### SOURCE DATA
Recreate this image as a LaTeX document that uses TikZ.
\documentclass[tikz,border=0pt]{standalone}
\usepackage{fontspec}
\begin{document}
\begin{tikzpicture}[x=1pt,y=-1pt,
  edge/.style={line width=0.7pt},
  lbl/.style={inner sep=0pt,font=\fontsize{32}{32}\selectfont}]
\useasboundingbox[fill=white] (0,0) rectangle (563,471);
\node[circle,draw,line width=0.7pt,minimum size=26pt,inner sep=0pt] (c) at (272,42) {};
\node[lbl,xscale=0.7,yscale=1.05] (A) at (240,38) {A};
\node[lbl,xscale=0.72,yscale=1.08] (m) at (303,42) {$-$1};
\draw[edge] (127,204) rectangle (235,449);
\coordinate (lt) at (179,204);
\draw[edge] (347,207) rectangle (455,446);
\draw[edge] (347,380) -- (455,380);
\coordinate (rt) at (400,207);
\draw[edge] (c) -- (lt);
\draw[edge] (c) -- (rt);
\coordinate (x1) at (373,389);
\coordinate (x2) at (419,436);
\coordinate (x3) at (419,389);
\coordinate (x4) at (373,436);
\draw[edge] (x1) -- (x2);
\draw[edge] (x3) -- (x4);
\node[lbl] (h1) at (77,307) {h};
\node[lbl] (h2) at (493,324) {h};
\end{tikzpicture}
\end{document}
######
→ AIM: From the preceding material, extract every line exactly.

→ SOLUTION TO THIS EXERCISE:
Recreate this image as a LaTeX document that uses TikZ.
\documentclass[tikz,border=0pt]{standalone}
\usepackage{fontspec}
\begin{document}
\begin{tikzpicture}[x=1pt,y=-1pt,
  edge/.style={line width=0.7pt},
  lbl/.style={inner sep=0pt,font=\fontsize{32}{32}\selectfont}]
\useasboundingbox[fill=white] (0,0) rectangle (563,471);
\node[circle,draw,line width=0.7pt,minimum size=26pt,inner sep=0pt] (c) at (272,42) {};
\node[lbl,xscale=0.7,yscale=1.05] (A) at (240,38) {A};
\node[lbl,xscale=0.72,yscale=1.08] (m) at (303,42) {$-$1};
\draw[edge] (127,204) rectangle (235,449);
\coordinate (lt) at (179,204);
\draw[edge] (347,207) rectangle (455,446);
\draw[edge] (347,380) -- (455,380);
\coordinate (rt) at (400,207);
\draw[edge] (c) -- (lt);
\draw[edge] (c) -- (rt);
\coordinate (x1) at (373,389);
\coordinate (x2) at (419,436);
\coordinate (x3) at (419,389);
\coordinate (x4) at (373,436);
\draw[edge] (x1) -- (x2);
\draw[edge] (x3) -- (x4);
\node[lbl] (h1) at (77,307) {h};
\node[lbl] (h2) at (493,324) {h};
\end{tikzpicture}
\end{document}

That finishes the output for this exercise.